Integrate both sides,

Ft = p = mv = (M+bt)v

v = Ft/(M+bt) which is the desired result.


I think I remember something from class about the Force more accurately being the change in momentum, and not necessarily the mass-acceleration product. Was this question just to emphasis that point? I think I'll have to go read the text

 

[dav2008]

Newton's second law says [tex]\vec{F}_{net}=\frac{d\vec{p}}{dt}[/tex]

Since [tex]p=mv[/tex] you have [tex]\vec{F}_{net}=\frac{d}{dt}(m\vec{v})[/tex]

If you apply the product rule you obtain [tex]\vec{F}_{net}=\vec{v}\frac{dm}{dt} \ + \ m\frac{d\vec{v}}{dt}[/tex]

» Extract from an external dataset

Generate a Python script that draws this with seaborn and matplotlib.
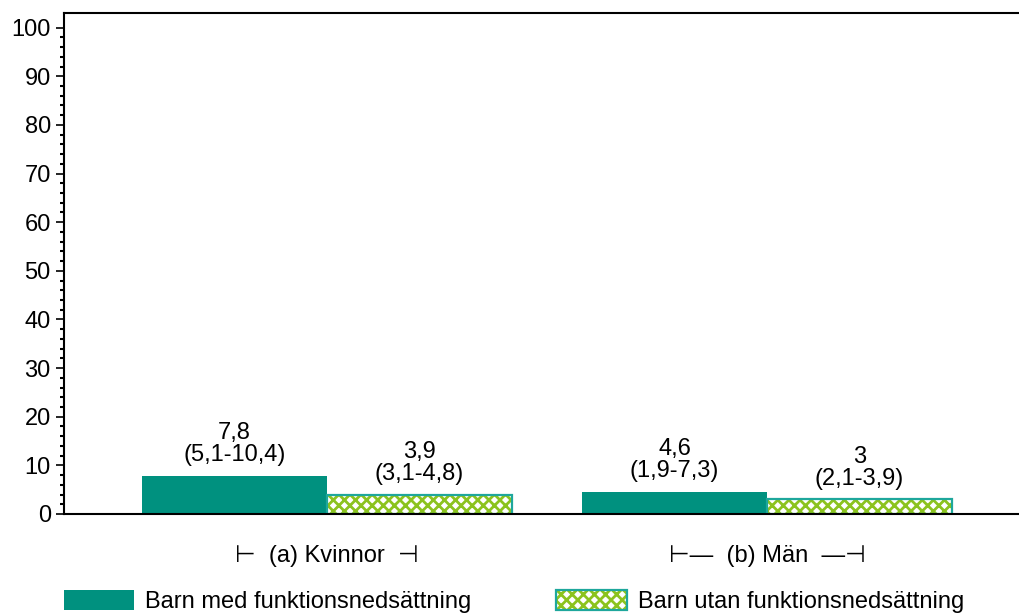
import matplotlib
matplotlib.use("Agg")
import matplotlib.pyplot as plt
import matplotlib.patches as mpatches
from matplotlib.legend_handler import HandlerTuple
import pandas as pd
import seaborn as sns

groups = ["(a) Kvinnor", "(b) Män"]
group_labels = ["⊢  (a) Kvinnor  ⊣", "⊢—  (b) Män  —⊣"]
series = ["Barn med funktionsnedsättning", "Barn utan funktionsnedsättning"]
med_values = [7.8, 4.6]
utan_values = [3.9, 3.0]
med_ci = ["(5,1-10,4)", "(1,9-7,3)"]
utan_ci = ["(3,1-4,8)", "(2,1-3,9)"]

teal = "#00917f"
green = "#8cc31e"
outline = "#1ea79c"

df = pd.DataFrame({
    "grupp": groups * 2,
    "serie": [series[0]] * 2 + [series[1]] * 2,
    "varde": med_values + utan_values,
})
labels = [f"{v:g}".replace(".", ",") + "\n" + ci
          for v, ci in zip(med_values + utan_values, med_ci + utan_ci)]

sns.set_style("white")
plt.rcParams["font.family"] = ["Liberation Sans", "DejaVu Sans"]
plt.rcParams["hatch.linewidth"] = 2.0
plt.rcParams["text.color"] = "black"
plt.rcParams["xtick.color"] = "black"
plt.rcParams["ytick.color"] = "black"

fs = 17

fig = plt.figure(figsize=(10.19, 6.16), dpi=100)
ax = fig.add_axes([64 / 1019, 102 / 616, 1 - 64 / 1019, 501 / 616])

sns.barplot(data=df, x="grupp", y="varde", hue="serie", order=groups,
            hue_order=series, palette=[teal, green], width=0.84, gap=0,
            saturation=1, errorbar=None, legend=False, ax=ax)

bars = list(ax.patches)
for i, p in enumerate(bars):
    if i < 2:
        p.set_facecolor(teal)
        p.set_edgecolor(teal)
        p.set_linewidth(0)
    else:
        p.set_facecolor("white")
        p.set_edgecolor(green)
        p.set_hatch("xxx")
        p.set_linewidth(0)
        ax.add_patch(mpatches.Rectangle(p.get_xy(), p.get_width(), p.get_height(),
                                        fill=False, edgecolor=outline, lw=1.6))
    ax.annotate(labels[i], (p.get_x() + p.get_width() / 2, p.get_height()),
                xytext=(0, 7), textcoords="offset points", ha="center",
                va="bottom", fontsize=fs, linespacing=1.0)

ax.set_xlim(-0.598, 1.573)
ax.set_ylim(0, 103)
ax.set_yticks(range(0, 101, 10))
ax.set_yticks(range(0, 101, 2), minor=True)
ax.set_xticks([0, 1])
ax.set_xticklabels(group_labels)
ax.tick_params(axis="y", which="major", length=6, width=1.2, direction="out",
               left=True, labelsize=fs, pad=3.5)
ax.tick_params(axis="y", which="minor", length=3, width=1.5, direction="out",
               left=True)
ax.tick_params(axis="x", length=0, labelsize=fs, pad=22)
ax.set_xlabel("")
ax.set_ylabel("")
for side in ["left", "bottom", "top"]:
    ax.spines[side].set_color("black")
    ax.spines[side].set_linewidth(1.5)
ax.spines["right"].set_visible(False)

h_med = mpatches.Patch(facecolor=teal, edgecolor=teal, lw=0)
h_utan_fill = mpatches.Patch(facecolor="white", edgecolor=green, hatch="xxx", lw=0)
h_utan_edge = mpatches.Patch(fill=False, edgecolor=outline, lw=1.6)
leg = fig.legend([h_med, (h_utan_fill, h_utan_edge)], series,
                 handler_map={tuple: HandlerTuple(ndivide=1, pad=0)},
                 loc="lower left", bbox_to_anchor=(64 / 1019, 0.005),
                 ncol=2, frameon=False, fontsize=fs, handlelength=2.97,
                 handleheight=0.95, handletextpad=0.47, columnspacing=3.6,
                 borderpad=0, borderaxespad=0)

fig.savefig("out.png", dpi=100)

If the mass is constant (ie dm/dt=0) then you are left with [tex]\vec{F}_{net}=m\frac{d\vec{v}}{dt}[/tex]. Of course [tex]\frac{d\vec{v}}{dt}[/tex] is just acceleration so you are left with [tex]\vec{F}_{net}=m\vec{a}[/tex]

Edit: Also, is the answer you obtained given as the correct answer in the book?

If you consider [tex]\vec{F}_{net}=\vec{v}\frac{dm}{dt} \ + \ m\frac{d\vec{v}}{dt}[/tex] it looks like you would get a different answer.

 

[speg]

Hmm.. now that I reread the question, it's asking to show that the speed is Ft/(M+bt)